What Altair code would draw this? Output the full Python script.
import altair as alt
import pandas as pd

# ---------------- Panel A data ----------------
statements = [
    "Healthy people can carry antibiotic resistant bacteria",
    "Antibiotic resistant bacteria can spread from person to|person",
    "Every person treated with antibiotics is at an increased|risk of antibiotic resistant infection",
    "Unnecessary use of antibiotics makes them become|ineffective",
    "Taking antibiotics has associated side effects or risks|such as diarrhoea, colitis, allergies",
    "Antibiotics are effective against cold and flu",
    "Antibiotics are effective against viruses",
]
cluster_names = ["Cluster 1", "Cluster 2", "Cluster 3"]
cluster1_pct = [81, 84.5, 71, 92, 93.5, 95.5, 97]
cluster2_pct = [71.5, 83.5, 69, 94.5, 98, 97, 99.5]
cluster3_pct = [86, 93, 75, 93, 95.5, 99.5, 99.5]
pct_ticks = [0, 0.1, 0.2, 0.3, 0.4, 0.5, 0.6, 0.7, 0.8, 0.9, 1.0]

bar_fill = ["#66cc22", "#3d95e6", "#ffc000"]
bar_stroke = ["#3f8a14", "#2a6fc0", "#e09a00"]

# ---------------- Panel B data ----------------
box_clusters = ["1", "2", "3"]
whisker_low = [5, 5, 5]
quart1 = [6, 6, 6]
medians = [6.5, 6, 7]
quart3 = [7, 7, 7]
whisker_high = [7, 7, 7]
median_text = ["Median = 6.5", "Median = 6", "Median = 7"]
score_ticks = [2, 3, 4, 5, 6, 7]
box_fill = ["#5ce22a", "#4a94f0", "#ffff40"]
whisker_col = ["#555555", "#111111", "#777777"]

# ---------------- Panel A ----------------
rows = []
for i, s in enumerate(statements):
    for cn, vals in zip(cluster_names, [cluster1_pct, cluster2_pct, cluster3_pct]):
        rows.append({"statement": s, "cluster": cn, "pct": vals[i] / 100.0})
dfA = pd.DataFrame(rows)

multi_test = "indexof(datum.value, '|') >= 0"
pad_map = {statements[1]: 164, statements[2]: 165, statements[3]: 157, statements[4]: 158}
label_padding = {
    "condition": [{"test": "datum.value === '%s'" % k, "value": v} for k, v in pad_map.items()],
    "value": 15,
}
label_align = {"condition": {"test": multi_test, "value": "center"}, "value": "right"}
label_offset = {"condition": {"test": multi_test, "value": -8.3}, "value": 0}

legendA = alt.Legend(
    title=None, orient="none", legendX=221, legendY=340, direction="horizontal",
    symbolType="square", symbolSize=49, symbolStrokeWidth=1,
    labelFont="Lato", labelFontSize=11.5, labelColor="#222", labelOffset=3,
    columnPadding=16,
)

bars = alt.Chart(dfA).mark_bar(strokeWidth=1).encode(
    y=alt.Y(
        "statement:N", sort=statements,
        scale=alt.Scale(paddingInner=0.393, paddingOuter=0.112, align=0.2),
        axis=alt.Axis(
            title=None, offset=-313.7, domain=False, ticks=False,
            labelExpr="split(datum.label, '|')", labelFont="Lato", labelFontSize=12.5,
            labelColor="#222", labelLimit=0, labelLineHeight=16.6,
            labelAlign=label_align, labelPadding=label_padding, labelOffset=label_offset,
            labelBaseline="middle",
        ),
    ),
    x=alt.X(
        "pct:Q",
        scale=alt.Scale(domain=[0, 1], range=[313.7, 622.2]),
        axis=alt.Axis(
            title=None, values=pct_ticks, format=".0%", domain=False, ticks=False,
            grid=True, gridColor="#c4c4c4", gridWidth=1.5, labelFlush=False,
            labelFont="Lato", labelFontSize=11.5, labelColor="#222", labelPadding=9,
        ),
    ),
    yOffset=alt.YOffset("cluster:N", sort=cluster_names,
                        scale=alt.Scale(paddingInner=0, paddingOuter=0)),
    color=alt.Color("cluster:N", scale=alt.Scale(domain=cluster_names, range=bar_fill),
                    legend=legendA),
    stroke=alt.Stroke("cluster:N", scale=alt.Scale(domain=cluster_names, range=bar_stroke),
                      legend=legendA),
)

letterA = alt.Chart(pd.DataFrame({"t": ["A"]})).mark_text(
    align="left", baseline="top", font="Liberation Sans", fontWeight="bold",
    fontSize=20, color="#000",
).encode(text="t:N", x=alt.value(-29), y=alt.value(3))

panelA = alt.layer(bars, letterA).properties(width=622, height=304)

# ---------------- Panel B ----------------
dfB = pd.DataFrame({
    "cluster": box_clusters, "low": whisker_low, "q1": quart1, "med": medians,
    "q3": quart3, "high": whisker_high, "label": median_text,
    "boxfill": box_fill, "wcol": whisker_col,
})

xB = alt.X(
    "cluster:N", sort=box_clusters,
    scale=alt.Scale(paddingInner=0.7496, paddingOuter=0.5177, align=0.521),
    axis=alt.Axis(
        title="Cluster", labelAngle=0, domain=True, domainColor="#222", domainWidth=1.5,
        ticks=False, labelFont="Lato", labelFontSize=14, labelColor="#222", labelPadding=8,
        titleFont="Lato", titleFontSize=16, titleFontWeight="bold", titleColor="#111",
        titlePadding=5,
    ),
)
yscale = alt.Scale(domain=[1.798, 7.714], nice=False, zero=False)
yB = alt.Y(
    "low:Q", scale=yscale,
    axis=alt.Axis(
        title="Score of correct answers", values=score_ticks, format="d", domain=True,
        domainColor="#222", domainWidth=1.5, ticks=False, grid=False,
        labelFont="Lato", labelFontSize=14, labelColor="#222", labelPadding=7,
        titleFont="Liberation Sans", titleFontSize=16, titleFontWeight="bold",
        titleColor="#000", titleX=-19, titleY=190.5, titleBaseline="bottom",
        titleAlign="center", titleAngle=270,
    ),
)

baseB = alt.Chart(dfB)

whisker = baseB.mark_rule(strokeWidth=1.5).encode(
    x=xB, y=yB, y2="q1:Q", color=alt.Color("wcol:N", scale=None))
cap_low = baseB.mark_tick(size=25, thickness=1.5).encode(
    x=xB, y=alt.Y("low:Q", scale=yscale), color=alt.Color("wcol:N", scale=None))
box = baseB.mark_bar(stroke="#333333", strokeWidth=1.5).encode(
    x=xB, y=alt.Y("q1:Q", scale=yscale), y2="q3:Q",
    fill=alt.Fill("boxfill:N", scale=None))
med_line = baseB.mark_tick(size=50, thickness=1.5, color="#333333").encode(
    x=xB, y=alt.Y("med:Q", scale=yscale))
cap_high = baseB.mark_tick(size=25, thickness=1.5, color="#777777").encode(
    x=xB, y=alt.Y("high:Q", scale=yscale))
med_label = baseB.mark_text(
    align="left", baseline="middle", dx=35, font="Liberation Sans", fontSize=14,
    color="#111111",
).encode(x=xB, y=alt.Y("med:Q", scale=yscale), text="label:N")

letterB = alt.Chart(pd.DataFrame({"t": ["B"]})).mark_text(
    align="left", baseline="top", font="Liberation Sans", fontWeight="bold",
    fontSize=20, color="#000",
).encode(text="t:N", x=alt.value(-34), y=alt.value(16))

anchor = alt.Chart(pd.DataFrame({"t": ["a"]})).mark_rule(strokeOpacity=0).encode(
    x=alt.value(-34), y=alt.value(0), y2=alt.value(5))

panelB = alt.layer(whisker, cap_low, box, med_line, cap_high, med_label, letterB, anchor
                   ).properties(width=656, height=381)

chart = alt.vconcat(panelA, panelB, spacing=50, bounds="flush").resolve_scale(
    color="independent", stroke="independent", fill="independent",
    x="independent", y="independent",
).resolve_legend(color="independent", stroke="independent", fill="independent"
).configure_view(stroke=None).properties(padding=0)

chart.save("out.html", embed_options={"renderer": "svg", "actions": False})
_ _ _ _ _
▶ _GOAL_:
Your answer should be exactly the lines of the data above, from the first through the line containing "import pandas as pd".

▶ _COMPLETED EXERCISE_:
What Altair code would draw this? Output the full Python script.
import altair as alt
import pandas as pd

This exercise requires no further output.